WHAT TO WORK ON →
Leave the pictures out and quote every line from the start of the listing to the line with "var xGridVals = [70, 150, 700, 5000, 20000, 40000];", inclusive.

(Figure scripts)
════════════════════

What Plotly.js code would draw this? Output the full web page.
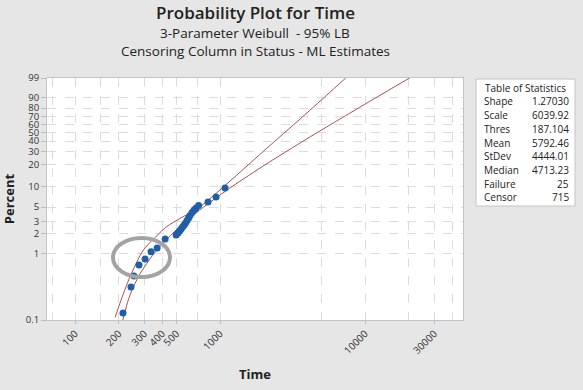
<!DOCTYPE html>
<html>
<head>
<meta charset="utf-8">
<script src="https://cdn.plot.ly/plotly-3.0.1.min.js"></script>
<style>html,body{margin:0;padding:0;background:#e6e6e6;}#chart{width:583px;height:390px;}</style>
</head>
<body>
<div id="chart"></div>
<script>
// ---- Data ----
var failTime = [214, 243, 255, 276, 304, 334, 368, 418,
  498, 513, 526, 538, 551, 565, 578, 592, 607, 621, 641, 662, 683, 711,
  826, 938, 1082];
var failPct = [0.128, 0.316, 0.463, 0.68, 0.835, 1.07, 1.22, 1.67,
  1.92, 2.05, 2.20, 2.36, 2.52, 2.70, 2.90, 3.16, 3.44, 3.74, 4.15, 4.52, 4.83, 5.27,
  5.93, 7.02, 9.47];

var fitTime = [213.4, 232.5, 249.6, 280.5, 348.7, 467, 573.7, 770, 1214, 2042, 2869, 3746, 4713, 6227, 7177, 8972, 11834, 14513, 20284];
var fitPct  = [0.1, 0.2, 0.3, 0.5, 1, 2, 3, 5, 10, 20, 30, 40, 50, 63.2, 70, 80, 90, 95, 99];

var lbTime = [189, 204, 239, 296, 428, 728, 1229, 2099, 3565, 5445, 7362];
var lbPct  = [0.11, 0.18, 0.45, 1.14, 2.55, 5.06, 13.0, 32.8, 66.8, 92.1, 99];

var yTickPct  = [0.1, 1, 2, 3, 5, 10, 20, 30, 40, 50, 60, 70, 80, 90, 99];
var yTickText = ['0.1','1','2','3','5','10','20','30','40','50','60','70','80','90','99'];
var xTickVals = [100, 200, 300, 400, 500, 1000, 10000, 30000];
var xTickText = ['100','200','300','400','500','1000','10000','30000'];
var xGridVals = [70, 150, 700, 5000, 20000, 40000];

var statNames  = ['Shape','Scale','Thres','Mean','StDev','Median','Failure','Censor'];
var statValues = ['1.27030','6039.92','187.104','5792.46','4444.01','4713.23','25','715'];

// Weibull probability scale
function wb(p){ return Math.log(-Math.log(1 - p/100)); }

var font = '"Open Sans", "Noto Sans", sans-serif';
var lineColor = '#a4524e';

var traces = [
  {x: fitTime, y: fitPct.map(wb), mode: 'lines', line: {color: lineColor, width: 1, shape: 'spline', smoothing: 0.6}, hoverinfo: 'skip'},
  {x: lbTime, y: lbPct.map(wb), mode: 'lines', line: {color: lineColor, width: 1, shape: 'spline', smoothing: 0.6}, hoverinfo: 'skip'},
  {x: failTime, y: failPct.map(wb), mode: 'markers', marker: {color: '#1f5ea8', size: 7}}
];

// plot area in pixels: x 47..463, y 78..320
function py(p){ return (320 - p) / 242; }
function px(p){ return (p - 47) / 416; }

var annotations = [
  {text: 'Probability Plot for Time', x: 0.5, xref: 'paper', y: py(13), yref: 'paper', showarrow: false, font: {size: 17, color: '#222', family: font, weight: 600}, xanchor: 'center', yanchor: 'middle'},
  {text: '3-Parameter Weibull  - 95% LB', x: 0.5, xref: 'paper', y: py(33), yref: 'paper', showarrow: false, font: {size: 13.5, color: '#222', family: font, weight: 500}, xanchor: 'center', yanchor: 'middle'},
  {text: 'Censoring Column in Status - ML Estimates', x: 0.5, xref: 'paper', y: py(51), yref: 'paper', showarrow: false, font: {size: 13.5, color: '#222', family: font, weight: 500}, xanchor: 'center', yanchor: 'middle'},
  {text: 'Table of Statistics', x: px(525), xref: 'paper', y: py(88), yref: 'paper', showarrow: false, font: {size: 10, color: '#222', family: font}, xanchor: 'center', yanchor: 'middle'}
];
for (var i = 0; i < statNames.length; i++) {
  var yy = py(101.5 + i * 13.7);
  annotations.push({text: statNames[i], x: px(482), xref: 'paper', y: yy, yref: 'paper', showarrow: false, font: {size: 10, color: '#222', family: font}, xanchor: 'left', yanchor: 'middle'});
  annotations.push({text: statValues[i], x: px(571), xref: 'paper', y: yy, yref: 'paper', showarrow: false, font: {size: 10, color: '#222', family: font}, xanchor: 'right', yanchor: 'middle'});
}

var shapes = [
  {type: 'rect', xref: 'paper', yref: 'paper', x0: px(476), x1: px(575), y0: py(206), y1: py(79), line: {color: '#c4c4c4', width: 1}, fillcolor: 'white', layer: 'below'},
  {type: 'circle', xref: 'paper', yref: 'paper', x0: px(113), x1: px(170), y0: py(277), y1: py(238), line: {color: '#a3a3a3', width: 4}}
];

var layout = {
  width: 583, height: 390,
  margin: {l: 47, r: 120, t: 78, b: 70},
  paper_bgcolor: '#e6e6e6',
  plot_bgcolor: '#ffffff',
  showlegend: false,
  font: {family: font, color: '#333'},
  xaxis: {
    type: 'log', range: [Math.log10(64), Math.log10(47400)],
    tickmode: 'array', tickvals: xTickVals, ticktext: xTickText, tickangle: -45,
    tickfont: {size: 10, color: '#333'}, ticks: 'outside', ticklen: 3, tickcolor: '#bbb',
    showgrid: true, gridcolor: '#dcdcdc', griddash: 'dash', gridwidth: 1,
    minor: {tickmode: 'array', tickvals: xGridVals, showgrid: true, gridcolor: '#dcdcdc', griddash: 'dash', ticks: ''},
    showline: true, mirror: true, linecolor: '#c4c4c4', linewidth: 1, zeroline: false,
    title: {text: 'Time', font: {size: 13, color: '#222', family: font, weight: 700}, standoff: 14}
  },
  yaxis: {
    range: [wb(0.1), wb(99)],
    tickmode: 'array', tickvals: yTickPct.map(wb), ticktext: yTickText,
    tickfont: {size: 9.5, color: '#333'}, ticks: 'outside', ticklen: 5, tickcolor: '#bbb',
    showgrid: true, gridcolor: '#dcdcdc', griddash: 'dash', gridwidth: 1,
    showline: true, mirror: true, linecolor: '#c4c4c4', linewidth: 1, zeroline: false,
    title: {text: 'Percent', font: {size: 13, color: '#222', family: font, weight: 700}, standoff: 8}
  },
  annotations: annotations,
  shapes: shapes
};

Plotly.newPlot('chart', traces, layout, {displayModeBar: false, staticPlot: true});
</script>
</body>
</html>
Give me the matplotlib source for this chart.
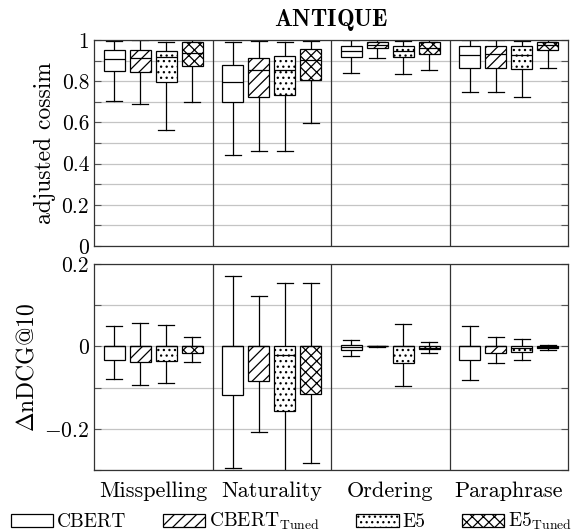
import matplotlib
matplotlib.use("Agg")
import matplotlib.pyplot as plt
from matplotlib.patches import Patch

plt.rcParams['font.family'] = ['cmr10', 'DejaVu Serif']
plt.rcParams['mathtext.fontset'] = 'cm'
plt.rcParams['axes.formatter.use_mathtext'] = True
plt.rcParams['hatch.linewidth'] = 0.9

categories = ["Misspelling", "Naturality", "Ordering", "Paraphrase"]
models = ["CBERT", "CBERT$_{\\mathrm{Tuned}}$", "E5", "E5$_{\\mathrm{Tuned}}$"]
hatches = ["", "///", "...", "xxx"]

# each entry: (whislo, q1, med, q3, whishi) per category
cossim_cbert = [(0.703, 0.849, 0.906, 0.951, 0.997), (0.444, 0.700, 0.796, 0.880, 0.989),
                (0.840, 0.916, 0.945, 0.969, 1.0), (0.747, 0.864, 0.925, 0.969, 1.0)]
cossim_cbert_tuned = [(0.690, 0.844, 0.912, 0.951, 1.0), (0.463, 0.723, 0.856, 0.912, 0.994),
                      (0.912, 0.961, 0.974, 0.990, 1.0), (0.747, 0.864, 0.930, 0.969, 1.0)]
cossim_e5 = [(0.564, 0.796, 0.916, 0.949, 0.989), (0.463, 0.732, 0.856, 0.920, 0.989),
             (0.836, 0.916, 0.945, 0.969, 0.994), (0.721, 0.860, 0.925, 0.969, 0.994)]
cossim_e5_tuned = [(0.699, 0.872, 0.937, 0.990, 1.0), (0.597, 0.806, 0.904, 0.958, 0.994),
                   (0.852, 0.933, 0.960, 0.990, 1.0), (0.864, 0.950, 0.975, 0.990, 1.0)]

dndcg_cbert = [(-0.079, -0.034, 0.0, 0.0, 0.050), (-0.295, -0.119, 0.0, 0.0, 0.171),
               (-0.024, -0.008, -0.002, 0.003, 0.015), (-0.081, -0.034, 0.0, 0.0, 0.050)]
dndcg_cbert_tuned = [(-0.093, -0.038, 0.0, 0.0, 0.057), (-0.208, -0.084, 0.0, 0.0, 0.122),
                     (-0.001, 0.0, 0.0, 0.0, 0.001), (-0.040, -0.017, 0.0, 0.0, 0.024)]
dndcg_e5 = [(-0.089, -0.036, 0.0, 0.0, 0.051), (-0.320, -0.157, -0.021, 0.0, 0.155),
            (-0.095, -0.041, 0.0, 0.0, 0.055), (-0.032, -0.013, -0.005, 0.0, 0.018)]
dndcg_e5_tuned = [(-0.037, -0.016, 0.0, 0.0, 0.022), (-0.283, -0.115, 0.0, 0.0, 0.153),
                  (-0.015, -0.007, -0.003, 0.002, 0.011), (-0.008, -0.005, -0.001, 0.002, 0.004)]

cossim = [cossim_cbert, cossim_cbert_tuned, cossim_e5, cossim_e5_tuned]
dndcg = [dndcg_cbert, dndcg_cbert_tuned, dndcg_e5, dndcg_e5_tuned]

top_ticks = [0, 0.2, 0.4, 0.6, 0.8, 1.0]
top_ticklabels = ["0", "0.2", "0.4", "0.6", "0.8", "1"]
bot_ticks = [-0.2, 0.0, 0.2]
bot_ticklabels = ["$-$0.2", "0", "0.2"]

fig = plt.figure(figsize=(5.79, 5.32), dpi=100)
W, H = 579, 532
left, right = 94 / W, 568 / W
ax_top = fig.add_axes([left, 1 - 246 / H, right - left, 206 / H])
ax_bot = fig.add_axes([left, 1 - 470 / H, right - left, 206 / H])

offsets = [-0.33, -0.11, 0.11, 0.33]
width = 0.178


def draw(ax, data, ylim, grid_vals, ticks, ticklabels):
    for gv in grid_vals:
        ax.axhline(gv, color="#c4c4c4", lw=0.9, zorder=0)
    for xv in [0.5, 1.5, 2.5]:
        ax.axvline(xv, color="#333333", lw=0.9, zorder=1)
    for m, (series, hatch) in enumerate(zip(data, hatches)):
        stats = []
        for (lo, q1, med, q3, hi) in series:
            stats.append(dict(whislo=lo, q1=q1, med=med, q3=q3, whishi=hi, fliers=[]))
        pos = [i + offsets[m] for i in range(len(categories))]
        bp = ax.bxp(stats, positions=pos, widths=width, patch_artist=True,
                    showfliers=False, capwidths=0.135,
                    boxprops=dict(facecolor="white", edgecolor="black", lw=0.9, hatch=hatch),
                    medianprops=dict(color="black", lw=0.9),
                    whiskerprops=dict(color="black", lw=0.9),
                    capprops=dict(color="black", lw=0.9))
        for b in bp["boxes"]:
            b.set_zorder(3)
        for md in bp["medians"]:
            md.set_zorder(4)
    ax.set_xlim(-0.5, 3.5)
    ax.set_ylim(*ylim)
    ax.set_yticks(grid_vals, minor=True)
    ax.set_yticks(ticks)
    ax.set_yticklabels(ticklabels, fontsize=15.5)
    ax.tick_params(axis="y", which="both", direction="in", left=True, right=True,
                   length=5, width=0.8, color="#555555")
    for s in ax.spines.values():
        s.set_color("#333333")
        s.set_linewidth(0.9)
        s.set_zorder(5)


grid_top = [round(0.1 * i, 2) for i in range(0, 11)]
grid_bot = [round(-0.3 + 0.1 * i, 2) for i in range(0, 6)]

draw(ax_top, cossim, (0, 1), grid_top, top_ticks, top_ticklabels)
draw(ax_bot, dndcg, (-0.3, 0.2), grid_bot, bot_ticks, bot_ticklabels)

ax_top.set_xticks([])
ax_bot.set_xticks(range(len(categories)))
ax_bot.set_xticklabels(categories, fontsize=16)
ax_bot.tick_params(axis="x", length=0, pad=8)

ax_top.set_title("$\\mathbf{ANTIQUE}$", fontsize=17, pad=10)
ax_top.set_ylabel("adjusted cossim", fontsize=17)
ax_bot.set_ylabel("$\\Delta$nDCG@10", fontsize=17)
fig.align_ylabels([ax_top, ax_bot])

handles = [Patch(facecolor="white", edgecolor="black", hatch=h, lw=0.9) for h in hatches]
fig.legend(handles, models, loc="lower left", bbox_to_anchor=(0.005, -0.015), ncol=4,
           frameon=False, fontsize=14, handlelength=2.2, handleheight=0.65,
           handletextpad=0.2, columnspacing=1.85, borderaxespad=0.0)

fig.savefig("out.png", dpi=100)
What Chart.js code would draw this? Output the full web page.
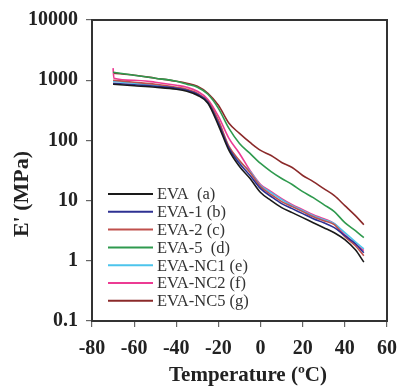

════════════════════

FINISHED EXERCISE →
What Plotly.js code would draw this? Output the full web page.
<!DOCTYPE html>
<html>
<head>
<meta charset="utf-8">
<script src="https://cdn.plot.ly/plotly-3.0.1.min.js"></script>
<style>html,body{margin:0;padding:0;background:#e6e6e6;}#chart{width:583px;height:390px;}</style>
</head>
<body>
<div id="chart"></div>
<script>
// ---- Data ----
var failTime = [214, 243, 255, 276, 304, 334, 368, 418,
  498, 513, 526, 538, 551, 565, 578, 592, 607, 621, 641, 662, 683, 711,
  826, 938, 1082];
var failPct = [0.128, 0.316, 0.463, 0.68, 0.835, 1.07, 1.22, 1.67,
  1.92, 2.05, 2.20, 2.36, 2.52, 2.70, 2.90, 3.16, 3.44, 3.74, 4.15, 4.52, 4.83, 5.27,
  5.93, 7.02, 9.47];

var fitTime = [213.4, 232.5, 249.6, 280.5, 348.7, 467, 573.7, 770, 1214, 2042, 2869, 3746, 4713, 6227, 7177, 8972, 11834, 14513, 20284];
var fitPct  = [0.1, 0.2, 0.3, 0.5, 1, 2, 3, 5, 10, 20, 30, 40, 50, 63.2, 70, 80, 90, 95, 99];

var lbTime = [189, 204, 239, 296, 428, 728, 1229, 2099, 3565, 5445, 7362];
var lbPct  = [0.11, 0.18, 0.45, 1.14, 2.55, 5.06, 13.0, 32.8, 66.8, 92.1, 99];

var yTickPct  = [0.1, 1, 2, 3, 5, 10, 20, 30, 40, 50, 60, 70, 80, 90, 99];
var yTickText = ['0.1','1','2','3','5','10','20','30','40','50','60','70','80','90','99'];
var xTickVals = [100, 200, 300, 400, 500, 1000, 10000, 30000];
var xTickText = ['100','200','300','400','500','1000','10000','30000'];
var xGridVals = [70, 150, 700, 5000, 20000, 40000];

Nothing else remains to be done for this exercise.